N. C.-O. ​​​​​​​: Je ne relève pas de lien de cause à effet. Ce que j’essaie de démontrer, c’est que le passage à l’acte se construit à l’intérieur du continuum de violences. Par exemple, pour un troisième parcours, que je nomme « l’enfermement inéluctable » et qui concerne plutôt des femmes aux activités illicites comme la vente de drogues, l’éventualité du passage en prison est intégrée. Bien souvent, ce sont elles qui occupent les fonctions les moins lucratives et les plus exposées aux arrestations pour subvenir aux besoins matériels de la famille. Cela ne correspond pas à une étape de distinction positive de la carrière de délinquante alors que pour les hommes, cela peut être le cas. Le passage à l’acte délictuel s’inscrit au travers de ce dispositif de genre dans lequel elles sont assignées. Pour les deux premiers parcours, il n’y a pas de récidive, alors que pour celui-ci, la chose est courante. L’incarcération va confirmer l’assignation permanente et son déni peut permettre aux détenues de tenir en tant que sujet.

ASH : Quel est l’intérêt de différencier les parcours ?

N. C.-O. ​​​​​​​: Cela montre à quel point la façon dont sont saisis les parcours disciplinaires peut être différente.

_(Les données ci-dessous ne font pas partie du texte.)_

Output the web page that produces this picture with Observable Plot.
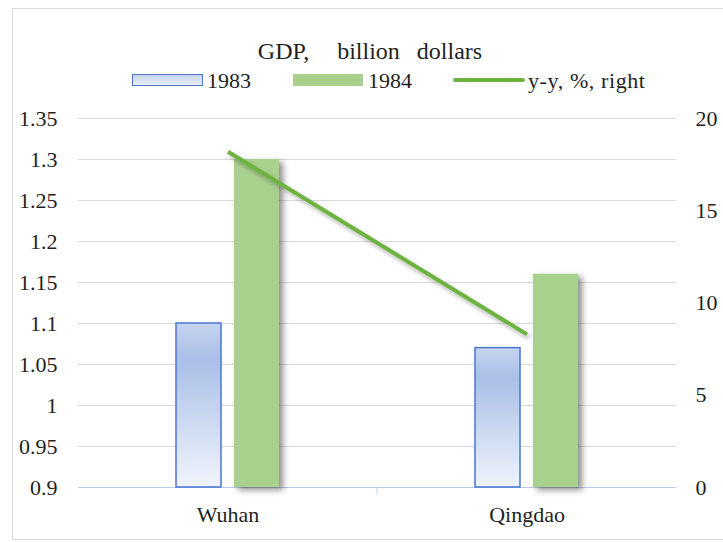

Pour tous, il y a une injonction à répondre à un dispositif de genre élaboré à partir de pré-notions qui établissent ce qui doit être. Par exemple, la mise en œuvre du parcours d’exécution de peine met à mal sa finalité d’individualisation. Parfois, il est demandé aux détenues de sortir de la conjugalité pour garantir une liberté conditionnelle. D’autres fois, il s’agira au contraire de prouver leur stabilité conjugale et familiale alors que les liens sont irréguliers. Comme si le couple était garant d’une stabilité alors qu’il peut être le lieu de l’enfermement psychique. Pourtant, le discours doit être construit autour de cela. Il ne semble d’ailleurs pas toujours stratégique pour une détenue d’assumer le chemin psychologique parcouru et le besoin de s’émanciper. Il faut jouer le jeu. C’est un réel paradoxe. Mais les acteurs de l’expertise pénale sont aussi façonnés par un ordre de genre et de sexualité. Pour se repenser, ce procédé disciplinaire doit s’affiner avec de l’outillage sociologique basé sur une analyse matérialisée des rapports sociaux.

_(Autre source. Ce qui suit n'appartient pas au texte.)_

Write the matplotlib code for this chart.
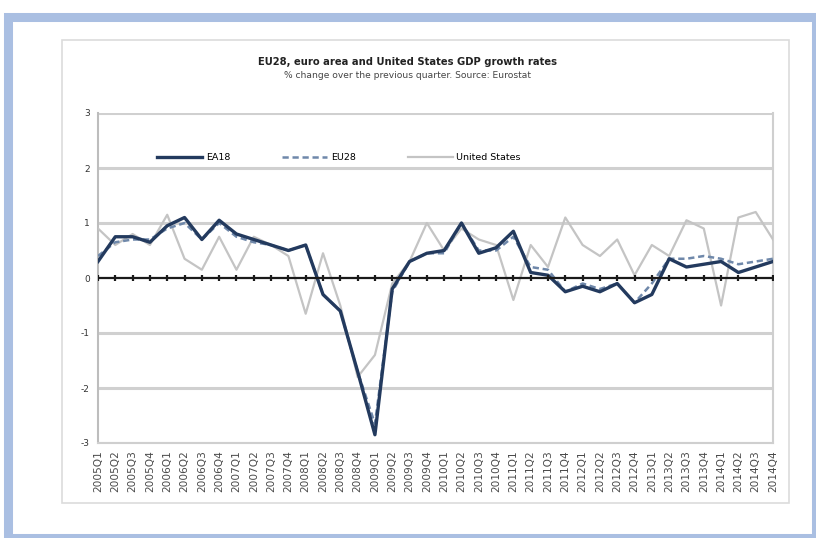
import matplotlib
matplotlib.use("Agg")
import matplotlib.pyplot as plt
from matplotlib.patches import Rectangle

# Quarterly GDP growth, % change over the previous quarter
quarters = [f"{y}Q{q}" for y in range(2005, 2015) for q in range(1, 5)]

ea18 = [0.3, 0.75, 0.75, 0.65, 0.95, 1.1, 0.7, 1.05, 0.8, 0.7,
        0.6, 0.5, 0.6, -0.3, -0.6, -1.7, -2.85, -0.2, 0.3, 0.45,
        0.5, 1.0, 0.45, 0.55, 0.85, 0.1, 0.05, -0.25, -0.15, -0.25,
        -0.1, -0.45, -0.3, 0.35, 0.2, 0.25, 0.3, 0.1, 0.2, 0.3]

eu28 = [0.4, 0.65, 0.7, 0.7, 0.9, 1.0, 0.7, 1.0, 0.75, 0.65,
        0.6, 0.5, 0.6, -0.3, -0.6, -1.7, -2.65, -0.25, 0.3, 0.45,
        0.45, 1.0, 0.5, 0.5, 0.75, 0.2, 0.15, -0.25, -0.1, -0.2,
        -0.1, -0.45, -0.1, 0.35, 0.35, 0.4, 0.35, 0.25, 0.3, 0.35]

us = [0.9, 0.6, 0.8, 0.6, 1.15, 0.35, 0.15, 0.75, 0.15, 0.75,
      0.6, 0.4, -0.65, 0.45, -0.5, -1.8, -1.4, -0.1, 0.3, 1.0,
      0.5, 0.9, 0.7, 0.6, -0.4, 0.6, 0.2, 1.1, 0.6, 0.4,
      0.7, 0.05, 0.6, 0.4, 1.05, 0.9, -0.5, 1.1, 1.2, 0.7]

y_ticks = [-3, -2, -1, 0, 1, 2, 3]

W, H = 816, 538
fig = plt.figure(figsize=(W / 100, H / 100), dpi=100)
fig.patch.set_facecolor("white")

# light blue outer frame
frame = Rectangle((8 / W, 0 / H), (W - 8) / W, (H - 17) / H,
                  transform=fig.transFigure, fill=False,
                  edgecolor="#aabfe2", linewidth=6.5)
fig.add_artist(frame)

# grey chart-area border
chart_box = Rectangle((62 / W, 1 - 503 / H), (789 - 62) / W, (503 - 40) / H,
                      transform=fig.transFigure, fill=False,
                      edgecolor="#dcdcdc", linewidth=1.2)
fig.add_artist(chart_box)

ax = fig.add_axes([98 / W, 1 - 443 / H, (773 - 98) / W, (443 - 113) / H])

x = list(range(len(quarters)))

for yv in y_ticks:
    if yv != 0:
        ax.axhline(yv, color="#d0d0d0", linewidth=2.2, zorder=1)

ax.plot(x, us, color="#c4c4c4", linewidth=1.6, zorder=3, label="United States")
ax.plot(x, eu28, color="#6f88aa", linewidth=1.8, linestyle=(0, (2.5, 1.5)),
        zorder=4, label="EU28")
ax.plot(x, ea18, color="#233a5e", linewidth=2.4, zorder=5, label="EA18")

# zero axis with tick marks crossing it
ax.axhline(0, color="#1a1a1a", linewidth=1.6, zorder=6)
ax.plot(x, [0] * len(x), linestyle="none", marker="|", markersize=5,
        markeredgewidth=1.6, color="#1a1a1a", zorder=6)

ax.set_xlim(0, len(quarters) - 1)
ax.set_ylim(-3, 3)
ax.set_yticks(y_ticks)
ax.set_yticklabels([str(v) for v in y_ticks], fontsize=6.5, color="#333333")
ax.set_xticks(x)
ax.set_xticklabels(quarters, rotation=90, fontsize=7.6, color="#4a4a4a")
ax.tick_params(axis="x", length=0, pad=5)
ax.tick_params(axis="y", length=0, pad=6)

ax.spines["top"].set_visible(False)
ax.spines["left"].set_color("#bdbdbd")
ax.spines["left"].set_linewidth(1.5)
ax.spines["bottom"].set_color("#cfcfcf")
ax.spines["bottom"].set_linewidth(1.5)
ax.spines["right"].set_color("#cfcfcf")
ax.spines["right"].set_linewidth(1.5)

handles, labels = ax.get_legend_handles_labels()
order = [2, 1, 0]
ax.legend([handles[i] for i in order], [labels[i] for i in order],
          loc="upper left", bbox_to_anchor=(0.075, 0.905), ncol=3,
          frameon=False, fontsize=6.8, handlelength=4.8, columnspacing=5.5,
          handletextpad=0.35)

fig.text(0.5, 1 - 62 / H, "EU28, euro area and United States GDP growth rates",
         ha="center", va="center", fontsize=7.2, fontweight="bold", color="#222222")
fig.text(0.5, 1 - 75 / H, "% change over the previous quarter. Source: Eurostat",
         ha="center", va="center", fontsize=6.6, color="#444444")

fig.savefig("out.png", dpi=100)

ASH : Pourquoi les femmes ont-elles moins de visites que les hommes ?

N. C.-O. ​​​​​​​: Cela tient d’abord à la question de la division sexuelle du travail, des soins apportés aux autres, des solidarités affectives et émotionnelles. En général, ces registres reposent sur des femmes. Comme pour les visites d’hommes incarcérés, les visites de femmes sont effectuées par des mères, des sœurs, et dans le cadre de l’hétérosexualité, elles s’appuient très rarement sur la solidarité conjugale, ce qui conduit à une raréfaction des liens. Par ailleurs, elles ne veulent pas être un poids pour leurs proches. Enfin, l’emplacement géographique est déterminant. Les prisons pour femmes sont situées majoritairement dans la moitié nord de la France et il n’est pas facile de se déplacer sur de longues distances de manière régulière.